Opinion
No. 2021-C-00166
03-23-2021
PER CURIAM
WRIT GRANTED. Ownership and other real rights in an immovable may be acquired by the prescription of thirty years without the need of just title or possession in good faith. La. Civ. Code art. 3486. To acquire possession of property, one must take corporeal possession with intent to possess as owner. One is presumed to intend to possess as owner unless he began to possess in the name of and for another. La. Civ. Code art. 3427. Corporeal possession is achieved through the exercise of physical acts of use, detention, or enjoyment over a thing. La. Civ. Code art. 3425. The possession must be continuous, uninterrupted, peaceable, public, and unequivocal.
The trial court correctly found the Pratts acquired ownership of the disputed land through thirty-year acquisitive prescription. When the Pratts purchased their lot in 1977 a visual boundary existed, which they believed to be the property line. They began exercising possession up to this visible boundary beginning in September 1977. According to testimony, they placed swings, parked boats, and maintained the yard in this area since 1977. They constructed a wrought iron fence along a portion of the boundary and later constructed a wooden fence along the entire boundary line. The Pratts’ possession began in 1977, and it was never questioned until Deborah Horaist purchased her lot in 2014. The trial court correctly set the boundary along the existing wooden fence as the Pratts had acquired ownership of the land by thirty-year acquisitive prescription in 2007.

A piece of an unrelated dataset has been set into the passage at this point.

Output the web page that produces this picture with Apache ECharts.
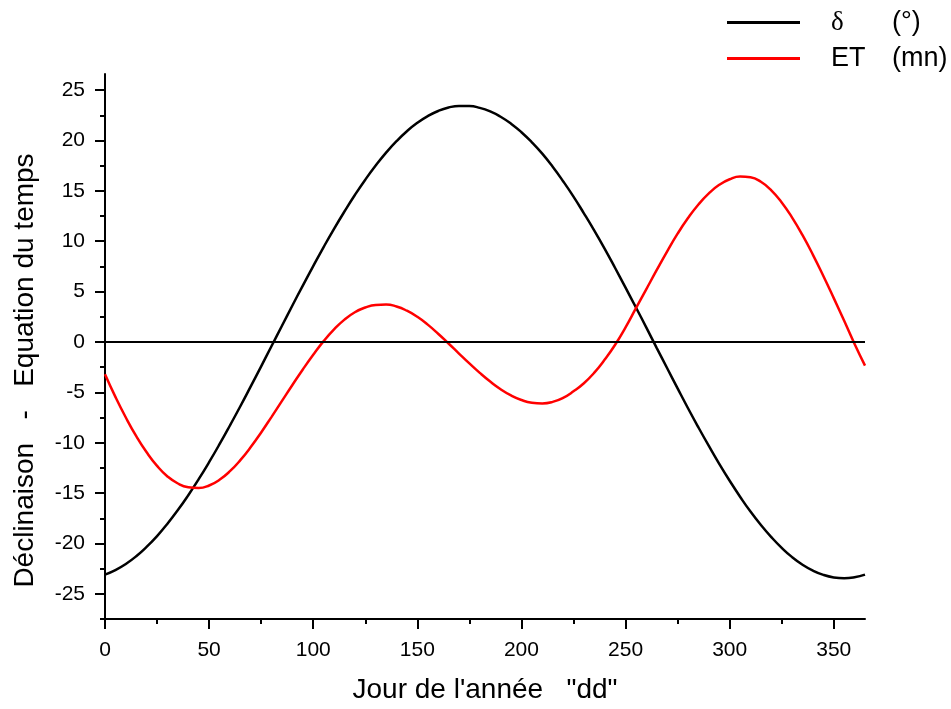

The court of appeal believed the Pratts could not prove possession because they did not erect the chain link fence or plant the crepe myrtle trees to create the original boundary. However, a possessor need not construct his own fence or boundary, but may occupy up to an existing fence line and prescribe on the land possessed. See Cooper v. Farris , 491 So.2d 390, 393 (La. Ct. App. 1986) ; Kelley v. Stringer , 422 So.2d 189, 192 (La. Ct. App. 1982), writ denied , 426 So.2d 177 (La. 1983). The court of appeal also misconstrued the Pratts’ discussion with their neighbor before the building of new fencing on the existing line as evidence of precarious possession. These discussions do not disprove the Pratts’ adverse possession, but actually support a finding that their possession was continuous, uninterrupted, peaceable, public, and unequivocal.
In a boundary action, "the boundary's location is a question of fact to be determined by the trier of fact, and such a determination should not be reversed on appeal in the absence of manifest error." Cooper v. Farris , 491 So.2d 390, 393 (La. App. 3d Cir. 1986). The TC's factual conclusions were reasonable and based on testimony and evidence presented at trial. Accordingly, we reverse the court of appeal's ruling and reinstate the judgment of the trial court.